#### INFORMATION SHOWN ####

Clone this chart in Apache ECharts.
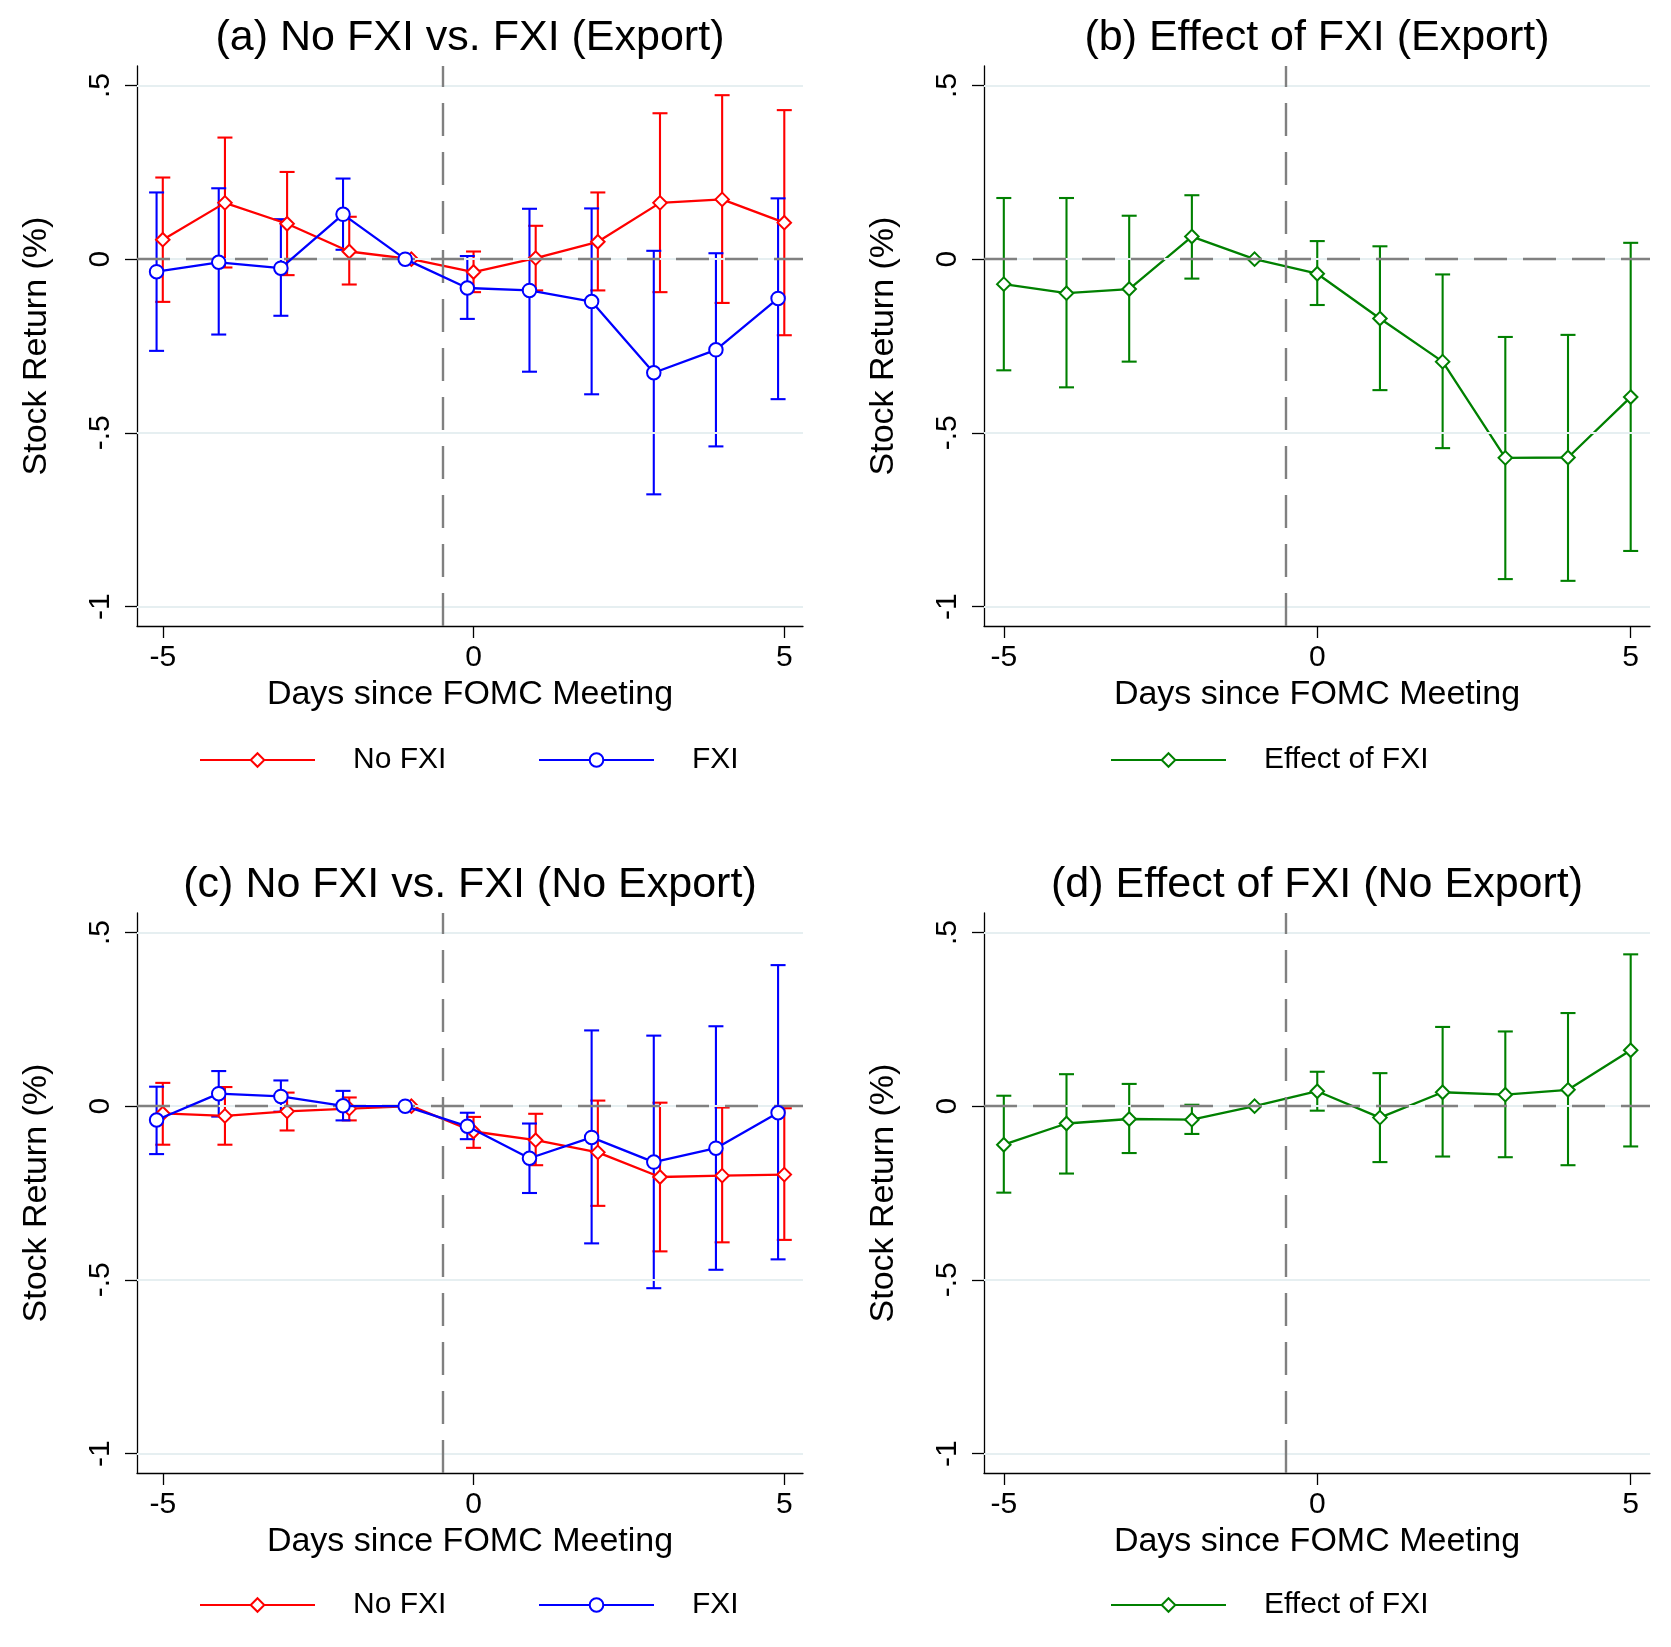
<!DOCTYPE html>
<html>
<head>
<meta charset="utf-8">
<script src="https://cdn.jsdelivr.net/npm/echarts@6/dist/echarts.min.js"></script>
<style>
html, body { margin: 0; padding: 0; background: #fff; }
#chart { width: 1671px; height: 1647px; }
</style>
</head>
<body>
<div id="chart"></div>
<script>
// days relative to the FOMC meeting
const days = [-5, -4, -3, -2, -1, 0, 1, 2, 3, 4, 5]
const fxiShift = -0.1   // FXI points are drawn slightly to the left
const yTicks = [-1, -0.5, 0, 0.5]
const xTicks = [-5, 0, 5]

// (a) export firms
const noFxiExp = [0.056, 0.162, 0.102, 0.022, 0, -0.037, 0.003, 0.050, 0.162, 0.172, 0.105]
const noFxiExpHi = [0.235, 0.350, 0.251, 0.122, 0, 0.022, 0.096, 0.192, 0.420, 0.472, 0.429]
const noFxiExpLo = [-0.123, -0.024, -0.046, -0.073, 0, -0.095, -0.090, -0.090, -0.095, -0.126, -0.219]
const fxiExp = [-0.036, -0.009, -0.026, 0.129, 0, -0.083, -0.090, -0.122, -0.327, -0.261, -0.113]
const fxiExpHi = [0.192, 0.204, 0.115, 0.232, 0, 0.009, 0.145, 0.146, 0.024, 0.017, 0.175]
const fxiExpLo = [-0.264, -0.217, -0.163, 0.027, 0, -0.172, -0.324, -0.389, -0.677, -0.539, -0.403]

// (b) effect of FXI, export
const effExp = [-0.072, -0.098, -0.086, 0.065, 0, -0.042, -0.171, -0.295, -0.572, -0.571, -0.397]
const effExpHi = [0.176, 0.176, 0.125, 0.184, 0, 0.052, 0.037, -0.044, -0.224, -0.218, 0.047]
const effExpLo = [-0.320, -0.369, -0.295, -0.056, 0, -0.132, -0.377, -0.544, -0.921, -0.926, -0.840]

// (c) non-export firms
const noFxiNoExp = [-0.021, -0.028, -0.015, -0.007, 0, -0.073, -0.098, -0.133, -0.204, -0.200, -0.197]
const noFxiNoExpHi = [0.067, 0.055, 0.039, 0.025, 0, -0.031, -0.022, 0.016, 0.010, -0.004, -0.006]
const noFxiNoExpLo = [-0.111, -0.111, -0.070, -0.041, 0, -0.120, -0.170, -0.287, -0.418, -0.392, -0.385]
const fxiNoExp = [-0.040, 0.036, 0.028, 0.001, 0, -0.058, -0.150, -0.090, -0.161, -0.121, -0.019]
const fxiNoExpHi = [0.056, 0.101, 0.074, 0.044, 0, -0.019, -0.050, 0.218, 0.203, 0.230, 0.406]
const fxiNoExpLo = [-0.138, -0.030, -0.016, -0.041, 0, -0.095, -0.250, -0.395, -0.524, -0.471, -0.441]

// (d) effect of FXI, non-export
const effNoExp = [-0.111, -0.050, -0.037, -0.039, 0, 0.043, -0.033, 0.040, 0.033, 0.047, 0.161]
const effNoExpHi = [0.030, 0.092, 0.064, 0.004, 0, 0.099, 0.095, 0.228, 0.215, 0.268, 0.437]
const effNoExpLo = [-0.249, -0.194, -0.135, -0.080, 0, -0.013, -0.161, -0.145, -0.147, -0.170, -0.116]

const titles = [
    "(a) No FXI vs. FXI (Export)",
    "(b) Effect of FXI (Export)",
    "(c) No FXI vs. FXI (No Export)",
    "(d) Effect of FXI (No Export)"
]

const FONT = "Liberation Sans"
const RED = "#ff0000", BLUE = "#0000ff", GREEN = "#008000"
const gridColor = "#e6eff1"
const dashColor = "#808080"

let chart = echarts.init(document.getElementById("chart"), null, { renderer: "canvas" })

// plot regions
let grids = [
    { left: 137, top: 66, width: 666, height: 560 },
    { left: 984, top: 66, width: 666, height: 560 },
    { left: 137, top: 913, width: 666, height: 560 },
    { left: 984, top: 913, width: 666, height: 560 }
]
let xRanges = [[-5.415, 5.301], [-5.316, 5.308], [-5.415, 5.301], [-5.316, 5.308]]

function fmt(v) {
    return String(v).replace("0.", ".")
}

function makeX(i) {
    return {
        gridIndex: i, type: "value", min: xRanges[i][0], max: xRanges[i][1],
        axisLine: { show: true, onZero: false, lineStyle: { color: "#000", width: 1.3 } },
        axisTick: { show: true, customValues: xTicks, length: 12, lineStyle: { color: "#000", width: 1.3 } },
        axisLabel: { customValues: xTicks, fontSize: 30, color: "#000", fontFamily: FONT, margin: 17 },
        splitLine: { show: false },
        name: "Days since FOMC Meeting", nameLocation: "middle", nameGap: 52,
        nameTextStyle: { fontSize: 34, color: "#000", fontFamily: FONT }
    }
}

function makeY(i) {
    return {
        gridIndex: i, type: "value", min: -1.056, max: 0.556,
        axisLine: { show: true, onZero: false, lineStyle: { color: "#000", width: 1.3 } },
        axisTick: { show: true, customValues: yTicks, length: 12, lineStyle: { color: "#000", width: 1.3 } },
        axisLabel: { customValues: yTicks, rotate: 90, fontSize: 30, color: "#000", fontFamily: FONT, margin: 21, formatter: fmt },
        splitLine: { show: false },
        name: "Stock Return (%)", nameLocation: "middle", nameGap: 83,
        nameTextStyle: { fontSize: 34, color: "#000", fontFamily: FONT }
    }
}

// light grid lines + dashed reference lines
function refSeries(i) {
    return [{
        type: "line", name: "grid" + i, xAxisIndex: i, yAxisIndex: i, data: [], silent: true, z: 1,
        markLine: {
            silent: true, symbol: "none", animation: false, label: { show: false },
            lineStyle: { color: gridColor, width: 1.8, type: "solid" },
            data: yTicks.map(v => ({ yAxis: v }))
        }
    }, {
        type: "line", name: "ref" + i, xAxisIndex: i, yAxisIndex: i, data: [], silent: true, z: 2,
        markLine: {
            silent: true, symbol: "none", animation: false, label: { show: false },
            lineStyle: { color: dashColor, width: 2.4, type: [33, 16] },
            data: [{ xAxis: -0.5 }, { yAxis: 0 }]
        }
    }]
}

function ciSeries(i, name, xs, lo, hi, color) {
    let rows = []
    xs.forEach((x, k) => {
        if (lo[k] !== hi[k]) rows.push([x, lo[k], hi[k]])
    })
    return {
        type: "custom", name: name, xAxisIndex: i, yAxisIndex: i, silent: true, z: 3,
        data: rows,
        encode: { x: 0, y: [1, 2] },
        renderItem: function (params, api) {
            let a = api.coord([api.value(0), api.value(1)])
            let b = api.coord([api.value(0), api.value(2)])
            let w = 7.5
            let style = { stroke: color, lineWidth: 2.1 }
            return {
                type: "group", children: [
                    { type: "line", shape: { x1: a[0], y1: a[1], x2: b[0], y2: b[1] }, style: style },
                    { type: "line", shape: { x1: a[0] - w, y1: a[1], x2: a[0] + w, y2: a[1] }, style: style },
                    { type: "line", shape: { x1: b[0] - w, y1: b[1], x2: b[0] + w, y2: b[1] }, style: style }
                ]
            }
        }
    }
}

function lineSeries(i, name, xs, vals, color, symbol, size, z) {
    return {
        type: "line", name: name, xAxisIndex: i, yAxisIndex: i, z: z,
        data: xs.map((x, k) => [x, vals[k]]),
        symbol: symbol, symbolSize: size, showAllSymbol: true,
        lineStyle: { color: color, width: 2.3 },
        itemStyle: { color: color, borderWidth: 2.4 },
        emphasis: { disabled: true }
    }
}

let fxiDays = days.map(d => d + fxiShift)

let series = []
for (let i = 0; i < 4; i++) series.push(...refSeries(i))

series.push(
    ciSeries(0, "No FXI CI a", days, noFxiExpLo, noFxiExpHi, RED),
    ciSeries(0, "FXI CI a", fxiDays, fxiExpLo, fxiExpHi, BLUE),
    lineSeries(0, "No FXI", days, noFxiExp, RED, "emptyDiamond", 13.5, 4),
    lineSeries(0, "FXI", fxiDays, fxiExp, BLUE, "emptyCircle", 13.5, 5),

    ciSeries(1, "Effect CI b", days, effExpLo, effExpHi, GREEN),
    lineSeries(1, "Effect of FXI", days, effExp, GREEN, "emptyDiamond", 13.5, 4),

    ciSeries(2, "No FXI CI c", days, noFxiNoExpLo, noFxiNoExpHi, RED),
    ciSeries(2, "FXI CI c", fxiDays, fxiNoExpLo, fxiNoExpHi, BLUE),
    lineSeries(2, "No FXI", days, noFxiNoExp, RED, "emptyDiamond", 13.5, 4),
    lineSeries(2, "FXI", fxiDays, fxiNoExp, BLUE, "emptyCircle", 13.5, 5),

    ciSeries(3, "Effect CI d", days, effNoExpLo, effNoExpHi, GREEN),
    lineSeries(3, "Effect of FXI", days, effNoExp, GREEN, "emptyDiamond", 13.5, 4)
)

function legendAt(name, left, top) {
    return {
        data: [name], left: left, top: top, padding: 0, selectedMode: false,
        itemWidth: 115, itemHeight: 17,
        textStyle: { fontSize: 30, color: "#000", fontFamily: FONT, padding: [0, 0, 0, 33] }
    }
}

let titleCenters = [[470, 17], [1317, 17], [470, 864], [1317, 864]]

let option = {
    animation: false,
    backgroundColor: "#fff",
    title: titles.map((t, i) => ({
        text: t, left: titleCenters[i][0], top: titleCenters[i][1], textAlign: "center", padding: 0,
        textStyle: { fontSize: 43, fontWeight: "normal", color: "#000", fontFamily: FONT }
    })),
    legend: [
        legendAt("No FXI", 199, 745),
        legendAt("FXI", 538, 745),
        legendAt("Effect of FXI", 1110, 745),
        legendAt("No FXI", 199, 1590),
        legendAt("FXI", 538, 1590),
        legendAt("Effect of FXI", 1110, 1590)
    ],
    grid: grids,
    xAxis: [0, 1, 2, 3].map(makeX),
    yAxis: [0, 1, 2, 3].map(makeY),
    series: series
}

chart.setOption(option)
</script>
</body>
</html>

####

DIRECTION
Go from the first line of the data above to the line containing "const xTicks = [-5, 0, 5]" and retype exactly those lines, both included, but none of the pictures.

THE ANSWER
Clone this chart in Apache ECharts.
<!DOCTYPE html>
<html>
<head>
<meta charset="utf-8">
<script src="https://cdn.jsdelivr.net/npm/echarts@6/dist/echarts.min.js"></script>
<style>
html, body { margin: 0; padding: 0; background: #fff; }
#chart { width: 1671px; height: 1647px; }
</style>
</head>
<body>
<div id="chart"></div>
<script>
// days relative to the FOMC meeting
const days = [-5, -4, -3, -2, -1, 0, 1, 2, 3, 4, 5]
const fxiShift = -0.1   // FXI points are drawn slightly to the left
const yTicks = [-1, -0.5, 0, 0.5]
const xTicks = [-5, 0, 5]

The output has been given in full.